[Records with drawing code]
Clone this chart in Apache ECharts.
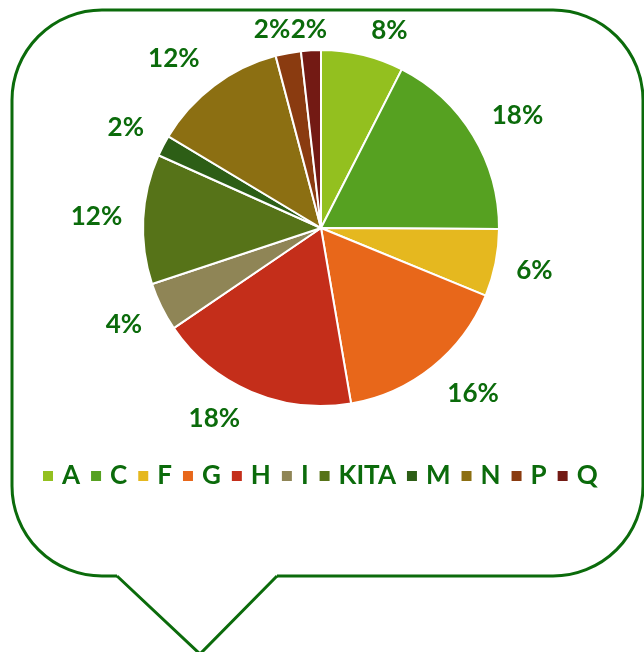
<!DOCTYPE html>
<html>
<head>
<meta charset="utf-8">
<script src="https://cdn.jsdelivr.net/npm/echarts@6/dist/echarts.min.js"></script>
<style>
  html, body { margin: 0; padding: 0; background: #fff; }
</style>
</head>
<body>
<div id="main" style="width:644px;height:652px"></div>
<script>
// categories and shares (percent), clockwise from 12 o'clock
var categories = ['A', 'C', 'F', 'G', 'H', 'I', 'KITA', 'M', 'N', 'P', 'Q']
var shares = [7.5, 17.6, 6.1, 16.1, 18.2, 4.4, 11.8, 1.9, 12.3, 2.3, 1.8]
var colors = ['#93C01F', '#56A121', '#E5B81F', '#E8671A', '#C42E1A', '#8F8556',
  '#567318', '#2D5E16', '#8C6F12', '#8A3B10', '#731A14']

var green = '#0b6b0b'
var pieCenter = [321, 228]

var myChart = echarts.init(document.getElementById('main'))

var data = categories.map(function (name, i) {
  return { name: name, value: shares[i] }
})

// small sideways shifts so the two tiny top labels sit next to each other
var labelShift = { P: 10, Q: 22 }

var option = {
  backgroundColor: '#fff',
  animation: false,
  color: colors,
  // speech bubble outline: rounded box + tail
  graphic: [
    {
      type: 'rect',
      shape: { x: 12, y: 10, width: 631, height: 566, r: 90 },
      style: { fill: 'none', stroke: green, lineWidth: 3 },
      z: -2
    },
    {
      type: 'line',
      shape: { x1: 117, y1: 576, x2: 277, y2: 576 },
      style: { stroke: '#fff', lineWidth: 6 },
      z: -1
    },
    {
      type: 'polyline',
      shape: { points: [[117, 576], [200, 654], [277, 576]] },
      style: { fill: 'none', stroke: green, lineWidth: 3 },
      z: -1
    }
  ],
  legend: {
    data: categories,
    left: 36,
    top: 458,
    icon: 'rect',
    itemWidth: 12,
    itemHeight: 12,
    itemGap: 9,
    textStyle: {
      color: green,
      fontFamily: 'Lato',
      fontWeight: 'bold',
      fontSize: 26,
      padding: [0, 0, 0, 3]
    }
  },
  series: [
    {
      type: 'pie',
      center: pieCenter,
      radius: 178,
      startAngle: 90,
      clockwise: true,
      percentPrecision: 0,
      avoidLabelOverlap: false,
      data: data,
      itemStyle: {
        borderColor: '#fff',
        borderWidth: 2
      },
      label: {
        show: true,
        position: 'outside',
        formatter: '{d}%',
        color: green,
        fontFamily: 'Lato',
        fontWeight: 'bold',
        fontSize: 26
      },
      labelLine: {
        show: false,
        length: 16,
        length2: 0
      },
      // push diagonal labels a bit further out vertically, like the original
      labelLayout: function (params) {
        var r = params.labelRect
        var cx = r.x + r.width / 2 - pieCenter[0]
        var cy = r.y + r.height / 2 - pieCenter[1]
        var a = Math.atan2(cx, -cy)
        var dy = 14 * Math.abs(Math.sin(2 * a)) * (cy < 0 ? -1 : 1)
        return {
          dx: labelShift[categories[params.dataIndex]] || 0,
          dy: dy,
          hideOverlap: false
        }
      },
      emphasis: { disabled: true }
    }
  ]
}
myChart.setOption(option)
</script>
</body>
</html>
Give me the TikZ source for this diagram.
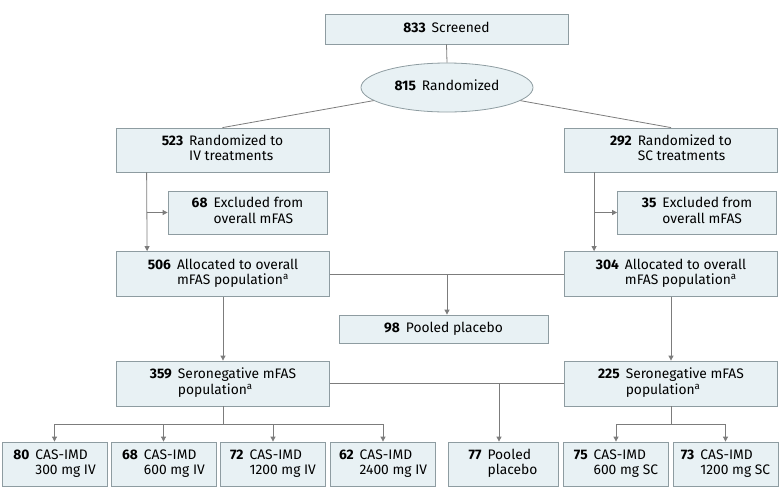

-- What you should do --
Take the records above and transcribe them exactly, dropping every picture.

-- Response to this exercise --
Clone this chart in Apache ECharts.
<!DOCTYPE html>
<html>
<head>
<meta charset="utf-8">
<script src="https://cdn.jsdelivr.net/npm/echarts@6/dist/echarts.min.js"></script>
<style>
  html, body { margin: 0; padding: 0; background: #fff; }
</style>
</head>
<body>
<div id="main" style="width:644px;height:652px"></div>
<script>
// categories and shares (percent), clockwise from 12 o'clock
var categories = ['A', 'C', 'F', 'G', 'H', 'I', 'KITA', 'M', 'N', 'P', 'Q']
var shares = [7.5, 17.6, 6.1, 16.1, 18.2, 4.4, 11.8, 1.9, 12.3, 2.3, 1.8]
var colors = ['#93C01F', '#56A121', '#E5B81F', '#E8671A', '#C42E1A', '#8F8556',
  '#567318', '#2D5E16', '#8C6F12', '#8A3B10', '#731A14']

var green = '#0b6b0b'
var pieCenter = [321, 228]

var myChart = echarts.init(document.getElementById('main'))

var data = categories.map(function (name, i) {
  return { name: name, value: shares[i] }
})

// small sideways shifts so the two tiny top labels sit next to each other
var labelShift = { P: 10, Q: 22 }

var option = {
  backgroundColor: '#fff',
  animation: false,
  color: colors,
  // speech bubble outline: rounded box + tail
  graphic: [
    {
      type: 'rect',
      shape: { x: 12, y: 10, width: 631, height: 566, r: 90 },
      style: { fill: 'none', stroke: green, lineWidth: 3 },
      z: -2
    },
    {
      type: 'line',
      shape: { x1: 117, y1: 576, x2: 277, y2: 576 },
      style: { stroke: '#fff', lineWidth: 6 },
      z: -1
    },
    {
      type: 'polyline',
      shape: { points: [[117, 576], [200, 654], [277, 576]] },
      style: { fill: 'none', stroke: green, lineWidth: 3 },
      z: -1
    }
  ],
  legend: {
    data: categories,
    left: 36,
    top: 458,
    icon: 'rect',
    itemWidth: 12,
    itemHeight: 12,
    itemGap: 9,
    textStyle: {
      color: green,
      fontFamily: 'Lato',
      fontWeight: 'bold',
      fontSize: 26,
      padding: [0, 0, 0, 3]
    }
  },
  series: [
    {
      type: 'pie',
      center: pieCenter,
      radius: 178,
      startAngle: 90,
      clockwise: true,
      percentPrecision: 0,
      avoidLabelOverlap: false,
      data: data,
      itemStyle: {
        borderColor: '#fff',
        borderWidth: 2
      },
      label: {
        show: true,
        position: 'outside',
        formatter: '{d}%',
        color: green,
        fontFamily: 'Lato',
        fontWeight: 'bold',
        fontSize: 26
      },
      labelLine: {
        show: false,
        length: 16,
        length2: 0
      },
      // push diagonal labels a bit further out vertically, like the original
      labelLayout: function (params) {
        var r = params.labelRect
        var cx = r.x + r.width / 2 - pieCenter[0]
        var cy = r.y + r.height / 2 - pieCenter[1]
        var a = Math.atan2(cx, -cy)
        var dy = 14 * Math.abs(Math.sin(2 * a)) * (cy < 0 ? -1 : 1)
        return {
          dx: labelShift[categories[params.dataIndex]] || 0,
          dy: dy,
          hideOverlap: false
        }
      },
      emphasis: { disabled: true }
    }
  ]
}
myChart.setOption(option)
</script>
</body>
</html>
Give me the TikZ source for this diagram.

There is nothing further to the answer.